== DATA BLOCK ==
-=-=-=-=-
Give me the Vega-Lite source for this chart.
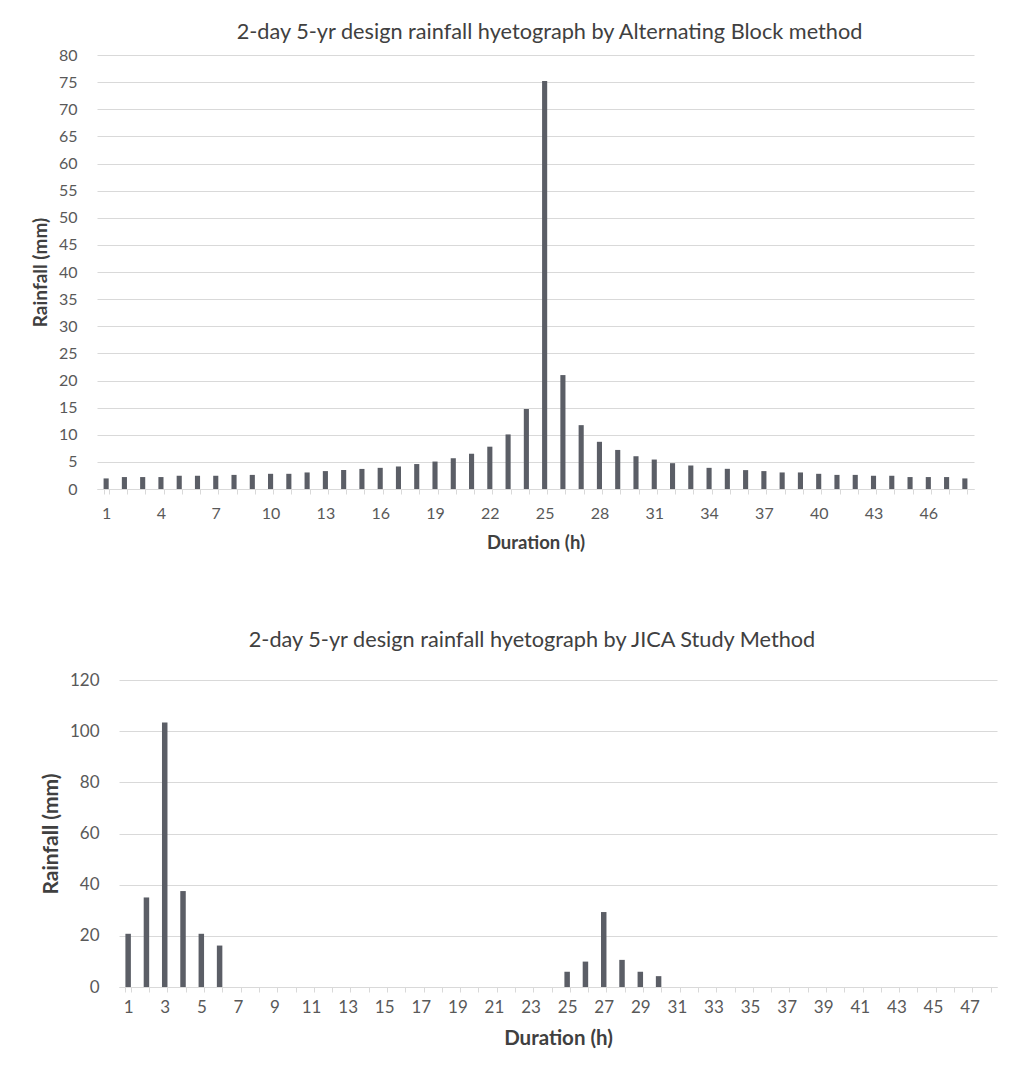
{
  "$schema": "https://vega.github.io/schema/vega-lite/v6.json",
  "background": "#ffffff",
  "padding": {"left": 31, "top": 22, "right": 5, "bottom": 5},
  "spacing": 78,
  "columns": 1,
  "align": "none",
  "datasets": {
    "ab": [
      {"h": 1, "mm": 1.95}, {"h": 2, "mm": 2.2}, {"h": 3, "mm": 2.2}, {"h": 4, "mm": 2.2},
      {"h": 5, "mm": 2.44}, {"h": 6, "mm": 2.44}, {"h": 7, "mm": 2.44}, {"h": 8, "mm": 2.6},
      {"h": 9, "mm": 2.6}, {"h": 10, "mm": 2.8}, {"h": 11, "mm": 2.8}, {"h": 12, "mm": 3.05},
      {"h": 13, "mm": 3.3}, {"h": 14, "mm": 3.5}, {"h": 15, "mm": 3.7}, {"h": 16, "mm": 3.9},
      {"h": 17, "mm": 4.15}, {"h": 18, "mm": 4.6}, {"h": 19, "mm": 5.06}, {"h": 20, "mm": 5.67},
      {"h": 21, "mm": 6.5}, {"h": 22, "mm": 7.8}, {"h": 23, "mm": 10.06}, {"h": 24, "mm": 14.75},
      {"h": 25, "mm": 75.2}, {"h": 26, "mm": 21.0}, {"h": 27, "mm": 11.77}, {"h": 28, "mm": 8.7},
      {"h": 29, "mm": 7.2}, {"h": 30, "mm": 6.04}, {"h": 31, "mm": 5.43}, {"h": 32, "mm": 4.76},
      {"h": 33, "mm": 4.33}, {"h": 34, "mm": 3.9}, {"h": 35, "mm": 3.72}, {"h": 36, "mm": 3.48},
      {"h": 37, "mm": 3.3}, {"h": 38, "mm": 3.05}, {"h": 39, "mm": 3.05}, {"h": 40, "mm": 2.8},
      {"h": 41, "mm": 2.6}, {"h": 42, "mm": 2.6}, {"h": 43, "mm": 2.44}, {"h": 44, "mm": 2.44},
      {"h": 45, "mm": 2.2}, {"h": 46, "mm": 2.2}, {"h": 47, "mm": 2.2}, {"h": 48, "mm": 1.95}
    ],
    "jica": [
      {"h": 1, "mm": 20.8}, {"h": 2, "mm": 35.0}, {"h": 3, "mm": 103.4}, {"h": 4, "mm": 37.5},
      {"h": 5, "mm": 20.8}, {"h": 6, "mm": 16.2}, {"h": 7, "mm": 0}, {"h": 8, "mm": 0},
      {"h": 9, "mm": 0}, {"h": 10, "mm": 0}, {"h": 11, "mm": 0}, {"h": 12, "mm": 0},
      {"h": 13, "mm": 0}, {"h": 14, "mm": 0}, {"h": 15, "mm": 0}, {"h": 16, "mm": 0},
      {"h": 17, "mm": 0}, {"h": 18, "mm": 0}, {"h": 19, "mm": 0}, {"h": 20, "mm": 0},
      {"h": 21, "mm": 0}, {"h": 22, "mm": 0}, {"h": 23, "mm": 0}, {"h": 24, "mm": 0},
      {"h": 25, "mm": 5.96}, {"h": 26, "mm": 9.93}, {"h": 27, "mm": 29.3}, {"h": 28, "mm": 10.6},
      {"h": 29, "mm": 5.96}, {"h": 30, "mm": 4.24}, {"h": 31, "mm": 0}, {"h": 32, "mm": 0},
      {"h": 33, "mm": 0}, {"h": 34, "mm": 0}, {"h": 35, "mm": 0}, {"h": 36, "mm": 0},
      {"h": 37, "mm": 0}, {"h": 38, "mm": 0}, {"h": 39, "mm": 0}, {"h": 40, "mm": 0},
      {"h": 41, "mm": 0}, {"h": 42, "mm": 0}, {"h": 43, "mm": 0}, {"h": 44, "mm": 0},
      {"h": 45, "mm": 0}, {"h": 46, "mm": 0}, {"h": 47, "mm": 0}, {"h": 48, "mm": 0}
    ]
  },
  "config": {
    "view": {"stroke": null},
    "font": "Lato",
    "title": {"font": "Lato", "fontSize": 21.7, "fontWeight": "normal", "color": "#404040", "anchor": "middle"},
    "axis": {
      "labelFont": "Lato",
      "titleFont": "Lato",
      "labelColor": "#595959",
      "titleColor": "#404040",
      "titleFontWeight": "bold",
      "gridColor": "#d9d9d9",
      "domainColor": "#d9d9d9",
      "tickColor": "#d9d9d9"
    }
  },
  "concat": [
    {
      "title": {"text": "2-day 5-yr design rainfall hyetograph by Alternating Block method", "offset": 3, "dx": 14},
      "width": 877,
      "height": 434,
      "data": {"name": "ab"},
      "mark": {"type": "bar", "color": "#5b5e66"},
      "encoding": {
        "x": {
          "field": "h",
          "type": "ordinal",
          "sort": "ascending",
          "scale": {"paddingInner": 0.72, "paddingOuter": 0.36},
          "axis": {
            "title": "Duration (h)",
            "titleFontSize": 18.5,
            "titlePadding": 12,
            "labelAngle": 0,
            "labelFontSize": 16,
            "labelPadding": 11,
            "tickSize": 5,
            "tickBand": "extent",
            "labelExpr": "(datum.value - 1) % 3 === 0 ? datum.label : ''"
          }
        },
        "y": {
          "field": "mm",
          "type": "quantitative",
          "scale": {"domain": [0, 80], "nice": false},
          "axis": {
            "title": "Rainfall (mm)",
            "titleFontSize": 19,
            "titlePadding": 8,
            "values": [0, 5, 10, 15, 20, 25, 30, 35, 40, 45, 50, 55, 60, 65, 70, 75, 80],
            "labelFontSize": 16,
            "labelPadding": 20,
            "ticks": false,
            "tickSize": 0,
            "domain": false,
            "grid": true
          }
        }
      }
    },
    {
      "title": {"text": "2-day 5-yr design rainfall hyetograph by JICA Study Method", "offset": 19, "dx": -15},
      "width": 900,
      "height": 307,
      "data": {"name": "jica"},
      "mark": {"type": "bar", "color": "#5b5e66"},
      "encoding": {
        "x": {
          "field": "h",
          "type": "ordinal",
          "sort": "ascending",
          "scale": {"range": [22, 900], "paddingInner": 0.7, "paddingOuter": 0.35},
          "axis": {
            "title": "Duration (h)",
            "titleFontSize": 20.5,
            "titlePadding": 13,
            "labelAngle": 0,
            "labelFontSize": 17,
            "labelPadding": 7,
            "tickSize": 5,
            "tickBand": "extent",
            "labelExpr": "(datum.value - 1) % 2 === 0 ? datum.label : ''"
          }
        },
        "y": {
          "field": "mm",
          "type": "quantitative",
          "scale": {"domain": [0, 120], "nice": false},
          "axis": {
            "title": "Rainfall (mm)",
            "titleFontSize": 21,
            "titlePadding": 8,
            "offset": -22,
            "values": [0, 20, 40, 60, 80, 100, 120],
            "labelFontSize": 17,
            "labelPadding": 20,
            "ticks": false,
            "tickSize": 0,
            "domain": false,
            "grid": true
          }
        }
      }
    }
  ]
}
-=-=-=-=-
== WHAT THE EXERCISE ASKS ==
Transcribe all the data word for word; the images stay out.

== FULL SOLUTION ==
Give me the Vega-Lite source for this chart.
{
  "$schema": "https://vega.github.io/schema/vega-lite/v6.json",
  "background": "#ffffff",
  "padding": {"left": 31, "top": 22, "right": 5, "bottom": 5},
  "spacing": 78,
  "columns": 1,
  "align": "none",
  "datasets": {
    "ab": [
      {"h": 1, "mm": 1.95}, {"h": 2, "mm": 2.2}, {"h": 3, "mm": 2.2}, {"h": 4, "mm": 2.2},
      {"h": 5, "mm": 2.44}, {"h": 6, "mm": 2.44}, {"h": 7, "mm": 2.44}, {"h": 8, "mm": 2.6},
      {"h": 9, "mm": 2.6}, {"h": 10, "mm": 2.8}, {"h": 11, "mm": 2.8}, {"h": 12, "mm": 3.05},
      {"h": 13, "mm": 3.3}, {"h": 14, "mm": 3.5}, {"h": 15, "mm": 3.7}, {"h": 16, "mm": 3.9},
      {"h": 17, "mm": 4.15}, {"h": 18, "mm": 4.6}, {"h": 19, "mm": 5.06}, {"h": 20, "mm": 5.67},
      {"h": 21, "mm": 6.5}, {"h": 22, "mm": 7.8}, {"h": 23, "mm": 10.06}, {"h": 24, "mm": 14.75},
      {"h": 25, "mm": 75.2}, {"h": 26, "mm": 21.0}, {"h": 27, "mm": 11.77}, {"h": 28, "mm": 8.7},
      {"h": 29, "mm": 7.2}, {"h": 30, "mm": 6.04}, {"h": 31, "mm": 5.43}, {"h": 32, "mm": 4.76},
      {"h": 33, "mm": 4.33}, {"h": 34, "mm": 3.9}, {"h": 35, "mm": 3.72}, {"h": 36, "mm": 3.48},
      {"h": 37, "mm": 3.3}, {"h": 38, "mm": 3.05}, {"h": 39, "mm": 3.05}, {"h": 40, "mm": 2.8},
      {"h": 41, "mm": 2.6}, {"h": 42, "mm": 2.6}, {"h": 43, "mm": 2.44}, {"h": 44, "mm": 2.44},
      {"h": 45, "mm": 2.2}, {"h": 46, "mm": 2.2}, {"h": 47, "mm": 2.2}, {"h": 48, "mm": 1.95}
    ],
    "jica": [
      {"h": 1, "mm": 20.8}, {"h": 2, "mm": 35.0}, {"h": 3, "mm": 103.4}, {"h": 4, "mm": 37.5},
      {"h": 5, "mm": 20.8}, {"h": 6, "mm": 16.2}, {"h": 7, "mm": 0}, {"h": 8, "mm": 0},
      {"h": 9, "mm": 0}, {"h": 10, "mm": 0}, {"h": 11, "mm": 0}, {"h": 12, "mm": 0},
      {"h": 13, "mm": 0}, {"h": 14, "mm": 0}, {"h": 15, "mm": 0}, {"h": 16, "mm": 0},
      {"h": 17, "mm": 0}, {"h": 18, "mm": 0}, {"h": 19, "mm": 0}, {"h": 20, "mm": 0},
      {"h": 21, "mm": 0}, {"h": 22, "mm": 0}, {"h": 23, "mm": 0}, {"h": 24, "mm": 0},
      {"h": 25, "mm": 5.96}, {"h": 26, "mm": 9.93}, {"h": 27, "mm": 29.3}, {"h": 28, "mm": 10.6},
      {"h": 29, "mm": 5.96}, {"h": 30, "mm": 4.24}, {"h": 31, "mm": 0}, {"h": 32, "mm": 0},
      {"h": 33, "mm": 0}, {"h": 34, "mm": 0}, {"h": 35, "mm": 0}, {"h": 36, "mm": 0},
      {"h": 37, "mm": 0}, {"h": 38, "mm": 0}, {"h": 39, "mm": 0}, {"h": 40, "mm": 0},
      {"h": 41, "mm": 0}, {"h": 42, "mm": 0}, {"h": 43, "mm": 0}, {"h": 44, "mm": 0},
      {"h": 45, "mm": 0}, {"h": 46, "mm": 0}, {"h": 47, "mm": 0}, {"h": 48, "mm": 0}
    ]
  },
  "config": {
    "view": {"stroke": null},
    "font": "Lato",
    "title": {"font": "Lato", "fontSize": 21.7, "fontWeight": "normal", "color": "#404040", "anchor": "middle"},
    "axis": {
      "labelFont": "Lato",
      "titleFont": "Lato",
      "labelColor": "#595959",
      "titleColor": "#404040",
      "titleFontWeight": "bold",
      "gridColor": "#d9d9d9",
      "domainColor": "#d9d9d9",
      "tickColor": "#d9d9d9"
    }
  },
  "concat": [
    {
      "title": {"text": "2-day 5-yr design rainfall hyetograph by Alternating Block method", "offset": 3, "dx": 14},
      "width": 877,
      "height": 434,
      "data": {"name": "ab"},
      "mark": {"type": "bar", "color": "#5b5e66"},
      "encoding": {
        "x": {
          "field": "h",
          "type": "ordinal",
          "sort": "ascending",
          "scale": {"paddingInner": 0.72, "paddingOuter": 0.36},
          "axis": {
            "title": "Duration (h)",
            "titleFontSize": 18.5,
            "titlePadding": 12,
            "labelAngle": 0,
            "labelFontSize": 16,
            "labelPadding": 11,
            "tickSize": 5,
            "tickBand": "extent",
            "labelExpr": "(datum.value - 1) % 3 === 0 ? datum.label : ''"
          }
        },
        "y": {
          "field": "mm",
          "type": "quantitative",
          "scale": {"domain": [0, 80], "nice": false},
          "axis": {
            "title": "Rainfall (mm)",
            "titleFontSize": 19,
            "titlePadding": 8,
            "values": [0, 5, 10, 15, 20, 25, 30, 35, 40, 45, 50, 55, 60, 65, 70, 75, 80],
            "labelFontSize": 16,
            "labelPadding": 20,
            "ticks": false,
            "tickSize": 0,
            "domain": false,
            "grid": true
          }
        }
      }
    },
    {
      "title": {"text": "2-day 5-yr design rainfall hyetograph by JICA Study Method", "offset": 19, "dx": -15},
      "width": 900,
      "height": 307,
      "data": {"name": "jica"},
      "mark": {"type": "bar", "color": "#5b5e66"},
      "encoding": {
        "x": {
          "field": "h",
          "type": "ordinal",
          "sort": "ascending",
          "scale": {"range": [22, 900], "paddingInner": 0.7, "paddingOuter": 0.35},
          "axis": {
            "title": "Duration (h)",
            "titleFontSize": 20.5,
            "titlePadding": 13,
            "labelAngle": 0,
            "labelFontSize": 17,
            "labelPadding": 7,
            "tickSize": 5,
            "tickBand": "extent",
            "labelExpr": "(datum.value - 1) % 2 === 0 ? datum.label : ''"
          }
        },
        "y": {
          "field": "mm",
          "type": "quantitative",
          "scale": {"domain": [0, 120], "nice": false},
          "axis": {
            "title": "Rainfall (mm)",
            "titleFontSize": 21,
            "titlePadding": 8,
            "offset": -22,
            "values": [0, 20, 40, 60, 80, 100, 120],
            "labelFontSize": 17,
            "labelPadding": 20,
            "ticks": false,
            "tickSize": 0,
            "domain": false,
            "grid": true
          }
        }
      }
    }
  ]
}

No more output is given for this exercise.